-- Start of EXERCISE MATERIAL --
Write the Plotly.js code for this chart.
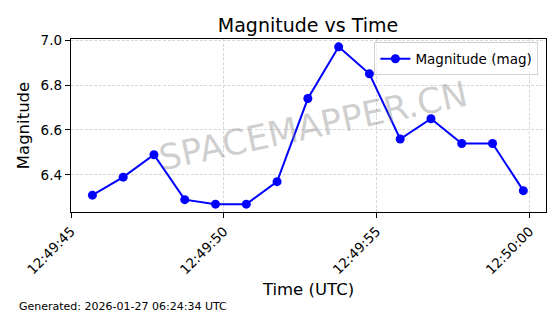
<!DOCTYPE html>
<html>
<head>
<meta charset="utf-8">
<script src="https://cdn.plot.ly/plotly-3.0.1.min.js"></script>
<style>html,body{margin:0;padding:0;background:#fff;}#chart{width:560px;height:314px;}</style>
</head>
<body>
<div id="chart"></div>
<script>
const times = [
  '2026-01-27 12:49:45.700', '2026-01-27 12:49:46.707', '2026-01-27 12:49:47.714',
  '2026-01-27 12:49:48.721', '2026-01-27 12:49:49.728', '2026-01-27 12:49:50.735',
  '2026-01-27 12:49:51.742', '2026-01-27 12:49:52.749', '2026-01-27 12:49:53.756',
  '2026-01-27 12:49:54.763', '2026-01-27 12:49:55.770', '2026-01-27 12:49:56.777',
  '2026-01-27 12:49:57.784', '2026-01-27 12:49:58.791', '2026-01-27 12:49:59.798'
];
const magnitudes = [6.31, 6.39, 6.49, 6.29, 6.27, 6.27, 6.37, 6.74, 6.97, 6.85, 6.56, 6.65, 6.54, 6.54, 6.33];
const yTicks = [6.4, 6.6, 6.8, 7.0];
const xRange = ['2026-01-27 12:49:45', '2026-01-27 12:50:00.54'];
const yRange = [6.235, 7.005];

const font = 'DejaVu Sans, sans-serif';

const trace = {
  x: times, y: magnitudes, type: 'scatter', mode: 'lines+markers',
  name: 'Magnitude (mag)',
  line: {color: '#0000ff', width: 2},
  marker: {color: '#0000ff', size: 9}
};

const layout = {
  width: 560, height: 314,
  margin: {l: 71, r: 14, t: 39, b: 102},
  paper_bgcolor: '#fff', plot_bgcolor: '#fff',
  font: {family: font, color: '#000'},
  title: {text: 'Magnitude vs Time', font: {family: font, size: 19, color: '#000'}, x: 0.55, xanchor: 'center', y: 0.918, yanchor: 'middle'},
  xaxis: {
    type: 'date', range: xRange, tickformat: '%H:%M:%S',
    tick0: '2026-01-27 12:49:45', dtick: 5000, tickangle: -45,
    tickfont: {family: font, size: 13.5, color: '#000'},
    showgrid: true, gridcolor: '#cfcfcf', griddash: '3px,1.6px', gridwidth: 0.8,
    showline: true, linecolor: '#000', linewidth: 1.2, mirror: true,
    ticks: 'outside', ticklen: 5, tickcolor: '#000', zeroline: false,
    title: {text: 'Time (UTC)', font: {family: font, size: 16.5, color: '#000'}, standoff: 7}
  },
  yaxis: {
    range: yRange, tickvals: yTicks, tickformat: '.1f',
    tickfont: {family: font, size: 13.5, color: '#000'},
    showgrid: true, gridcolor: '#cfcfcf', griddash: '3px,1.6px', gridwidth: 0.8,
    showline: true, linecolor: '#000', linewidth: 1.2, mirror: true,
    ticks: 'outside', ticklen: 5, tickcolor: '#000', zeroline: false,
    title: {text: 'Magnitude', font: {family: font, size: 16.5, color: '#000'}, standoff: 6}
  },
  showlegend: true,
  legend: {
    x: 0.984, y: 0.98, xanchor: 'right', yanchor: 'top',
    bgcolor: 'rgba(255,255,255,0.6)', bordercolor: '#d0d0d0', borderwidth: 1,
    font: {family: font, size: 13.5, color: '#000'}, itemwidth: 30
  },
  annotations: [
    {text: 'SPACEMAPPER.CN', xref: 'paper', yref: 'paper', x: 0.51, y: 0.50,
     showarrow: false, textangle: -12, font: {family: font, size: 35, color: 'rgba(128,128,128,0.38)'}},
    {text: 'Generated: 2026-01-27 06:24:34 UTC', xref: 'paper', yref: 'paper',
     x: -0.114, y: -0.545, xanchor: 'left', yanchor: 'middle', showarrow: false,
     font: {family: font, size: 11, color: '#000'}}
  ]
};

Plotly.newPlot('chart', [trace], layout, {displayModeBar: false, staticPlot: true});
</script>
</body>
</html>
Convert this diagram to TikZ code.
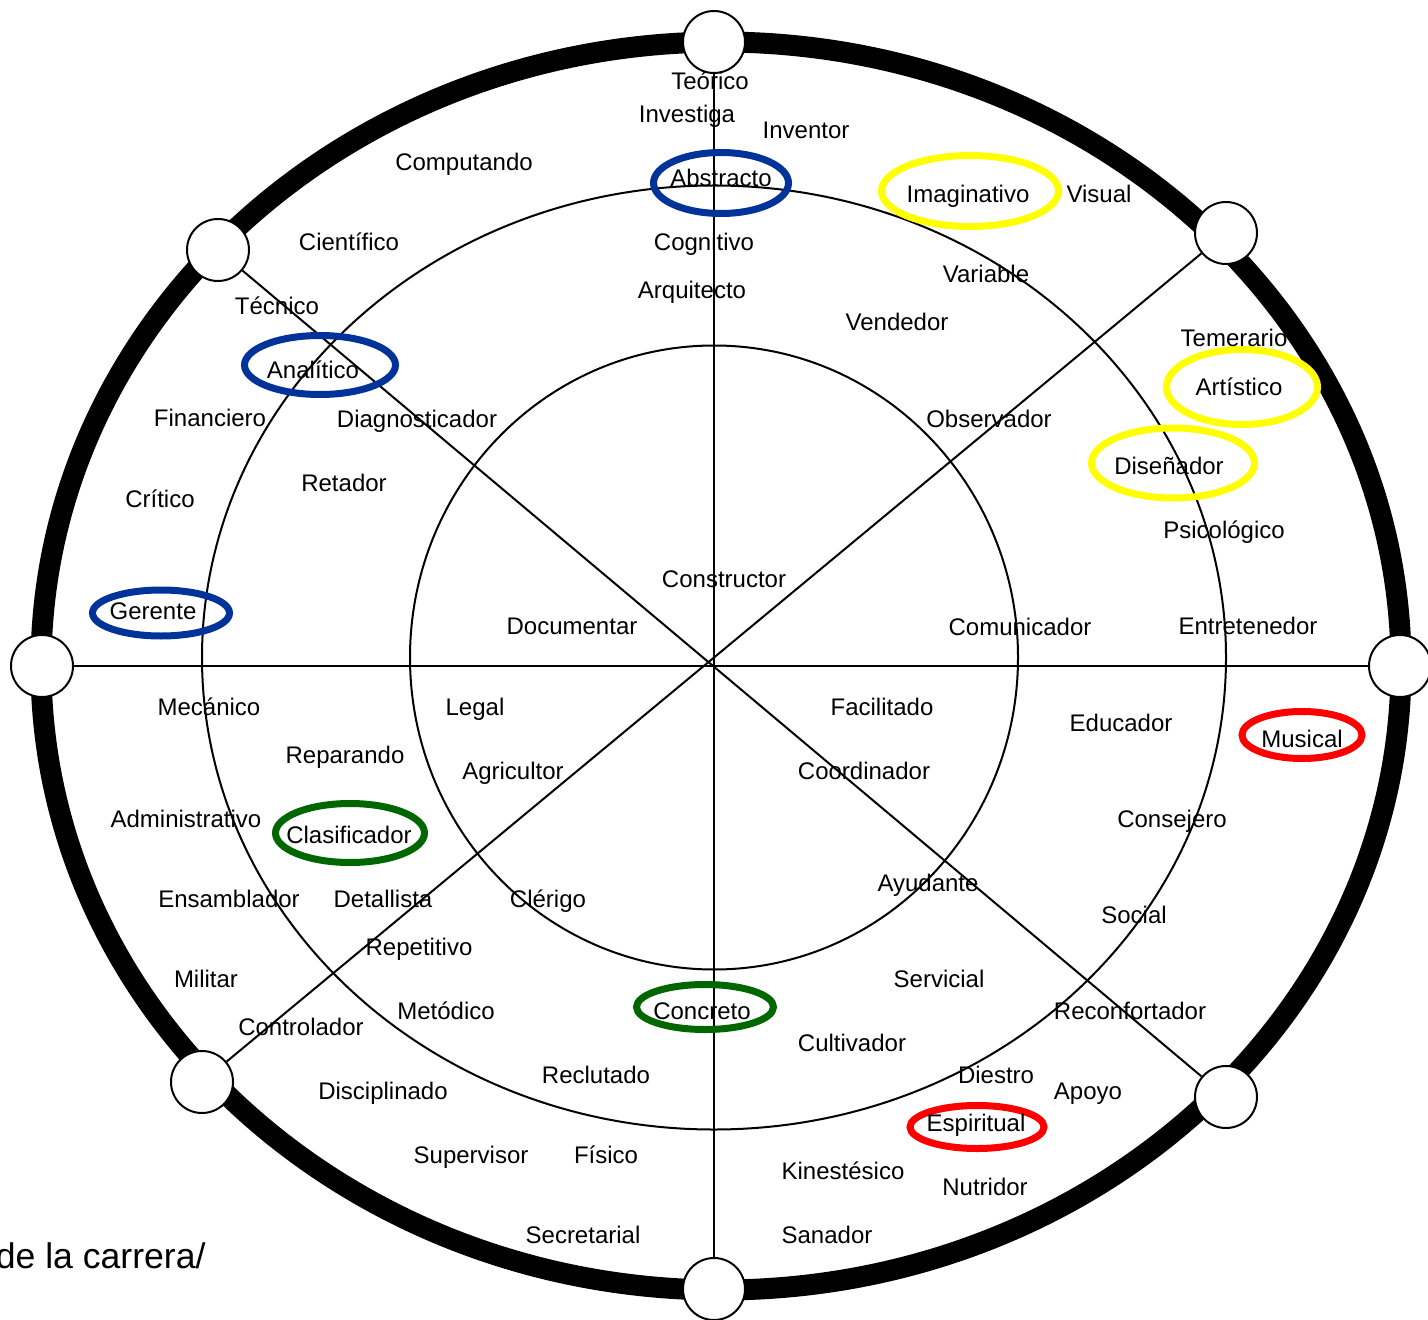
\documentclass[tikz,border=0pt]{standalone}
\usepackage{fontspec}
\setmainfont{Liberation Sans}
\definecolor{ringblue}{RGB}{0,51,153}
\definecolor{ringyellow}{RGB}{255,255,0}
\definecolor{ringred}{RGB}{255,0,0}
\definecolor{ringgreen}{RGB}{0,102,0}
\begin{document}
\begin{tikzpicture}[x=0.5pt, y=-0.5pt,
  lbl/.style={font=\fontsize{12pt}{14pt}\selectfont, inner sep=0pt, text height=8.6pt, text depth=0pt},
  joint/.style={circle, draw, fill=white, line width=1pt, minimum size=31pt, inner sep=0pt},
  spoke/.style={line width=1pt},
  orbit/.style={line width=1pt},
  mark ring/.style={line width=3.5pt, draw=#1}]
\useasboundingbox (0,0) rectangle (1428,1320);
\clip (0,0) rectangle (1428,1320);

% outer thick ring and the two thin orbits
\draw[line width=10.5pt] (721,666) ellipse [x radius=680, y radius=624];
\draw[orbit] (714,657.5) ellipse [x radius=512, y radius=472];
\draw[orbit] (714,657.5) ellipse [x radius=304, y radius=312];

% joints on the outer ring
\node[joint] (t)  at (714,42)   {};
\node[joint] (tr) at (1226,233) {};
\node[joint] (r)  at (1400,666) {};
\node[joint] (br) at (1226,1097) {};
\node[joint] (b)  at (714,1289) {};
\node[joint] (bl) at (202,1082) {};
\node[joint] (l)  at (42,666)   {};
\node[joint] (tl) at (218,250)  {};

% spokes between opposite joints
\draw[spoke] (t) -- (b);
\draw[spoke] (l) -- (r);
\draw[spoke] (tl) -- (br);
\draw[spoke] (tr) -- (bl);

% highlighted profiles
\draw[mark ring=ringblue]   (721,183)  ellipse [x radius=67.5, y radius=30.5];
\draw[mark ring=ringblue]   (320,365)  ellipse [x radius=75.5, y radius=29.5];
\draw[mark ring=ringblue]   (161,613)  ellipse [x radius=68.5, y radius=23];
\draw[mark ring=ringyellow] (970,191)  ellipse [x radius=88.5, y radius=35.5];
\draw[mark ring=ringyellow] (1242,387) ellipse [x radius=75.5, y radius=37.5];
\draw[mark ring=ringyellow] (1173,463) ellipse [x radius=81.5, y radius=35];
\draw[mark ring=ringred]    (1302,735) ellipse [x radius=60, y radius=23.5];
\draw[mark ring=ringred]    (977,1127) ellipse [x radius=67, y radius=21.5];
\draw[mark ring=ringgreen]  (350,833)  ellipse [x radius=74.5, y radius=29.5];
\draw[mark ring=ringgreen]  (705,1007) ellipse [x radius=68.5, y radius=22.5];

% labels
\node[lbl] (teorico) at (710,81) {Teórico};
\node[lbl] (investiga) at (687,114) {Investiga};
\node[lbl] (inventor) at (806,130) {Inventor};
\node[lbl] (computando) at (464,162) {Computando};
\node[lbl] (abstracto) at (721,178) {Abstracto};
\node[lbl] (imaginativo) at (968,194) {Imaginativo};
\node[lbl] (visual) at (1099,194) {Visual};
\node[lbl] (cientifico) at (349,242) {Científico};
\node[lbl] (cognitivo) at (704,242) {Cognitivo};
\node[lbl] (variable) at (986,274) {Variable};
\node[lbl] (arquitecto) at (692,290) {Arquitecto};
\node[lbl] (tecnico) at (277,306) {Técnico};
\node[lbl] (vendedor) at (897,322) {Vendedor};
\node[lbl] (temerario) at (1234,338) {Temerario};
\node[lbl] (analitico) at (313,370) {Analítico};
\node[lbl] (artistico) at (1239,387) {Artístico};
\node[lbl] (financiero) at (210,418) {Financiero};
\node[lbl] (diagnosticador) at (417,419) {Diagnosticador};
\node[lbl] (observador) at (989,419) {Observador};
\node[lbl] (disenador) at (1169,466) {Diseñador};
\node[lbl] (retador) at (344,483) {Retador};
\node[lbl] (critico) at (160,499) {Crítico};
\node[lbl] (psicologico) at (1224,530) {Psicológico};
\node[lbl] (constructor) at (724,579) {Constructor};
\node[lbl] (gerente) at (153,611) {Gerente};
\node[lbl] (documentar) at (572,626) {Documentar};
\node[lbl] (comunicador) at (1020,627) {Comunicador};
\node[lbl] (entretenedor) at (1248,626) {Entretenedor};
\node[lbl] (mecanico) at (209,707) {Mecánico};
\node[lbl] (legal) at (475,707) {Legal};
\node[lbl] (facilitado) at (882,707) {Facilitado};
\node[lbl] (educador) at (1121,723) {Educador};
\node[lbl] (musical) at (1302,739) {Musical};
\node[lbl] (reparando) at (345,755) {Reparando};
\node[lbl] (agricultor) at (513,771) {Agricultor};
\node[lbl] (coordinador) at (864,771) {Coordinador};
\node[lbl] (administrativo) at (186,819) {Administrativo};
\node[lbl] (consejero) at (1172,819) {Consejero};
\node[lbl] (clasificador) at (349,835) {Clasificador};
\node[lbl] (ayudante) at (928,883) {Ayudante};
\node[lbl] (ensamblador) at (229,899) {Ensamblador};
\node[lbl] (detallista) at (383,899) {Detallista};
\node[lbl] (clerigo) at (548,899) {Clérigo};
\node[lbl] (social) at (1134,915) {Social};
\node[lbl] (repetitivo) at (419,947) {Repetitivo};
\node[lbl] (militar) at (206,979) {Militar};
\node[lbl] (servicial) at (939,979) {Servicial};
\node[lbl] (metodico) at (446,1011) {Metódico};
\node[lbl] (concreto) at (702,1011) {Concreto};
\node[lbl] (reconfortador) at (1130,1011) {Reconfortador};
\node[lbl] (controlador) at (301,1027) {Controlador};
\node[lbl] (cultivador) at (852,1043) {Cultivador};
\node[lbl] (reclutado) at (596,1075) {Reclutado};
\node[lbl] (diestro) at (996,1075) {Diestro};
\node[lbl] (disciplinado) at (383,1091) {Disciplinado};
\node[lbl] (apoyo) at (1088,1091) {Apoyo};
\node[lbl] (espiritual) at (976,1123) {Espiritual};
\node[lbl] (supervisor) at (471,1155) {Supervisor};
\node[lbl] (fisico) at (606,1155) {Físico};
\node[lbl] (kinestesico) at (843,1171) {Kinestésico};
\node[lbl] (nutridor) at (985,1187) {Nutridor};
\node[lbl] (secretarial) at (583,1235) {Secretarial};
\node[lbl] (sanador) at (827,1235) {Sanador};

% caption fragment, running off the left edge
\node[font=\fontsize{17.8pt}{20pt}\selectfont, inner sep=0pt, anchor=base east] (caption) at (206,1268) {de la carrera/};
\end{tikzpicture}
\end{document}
-- End of EXERCISE MATERIAL --
_WORK TO BE COMPLETED_
Find the number of lines in which the word "chart" occurs, and write nothing but that number.

_TASK SOLUTION_
4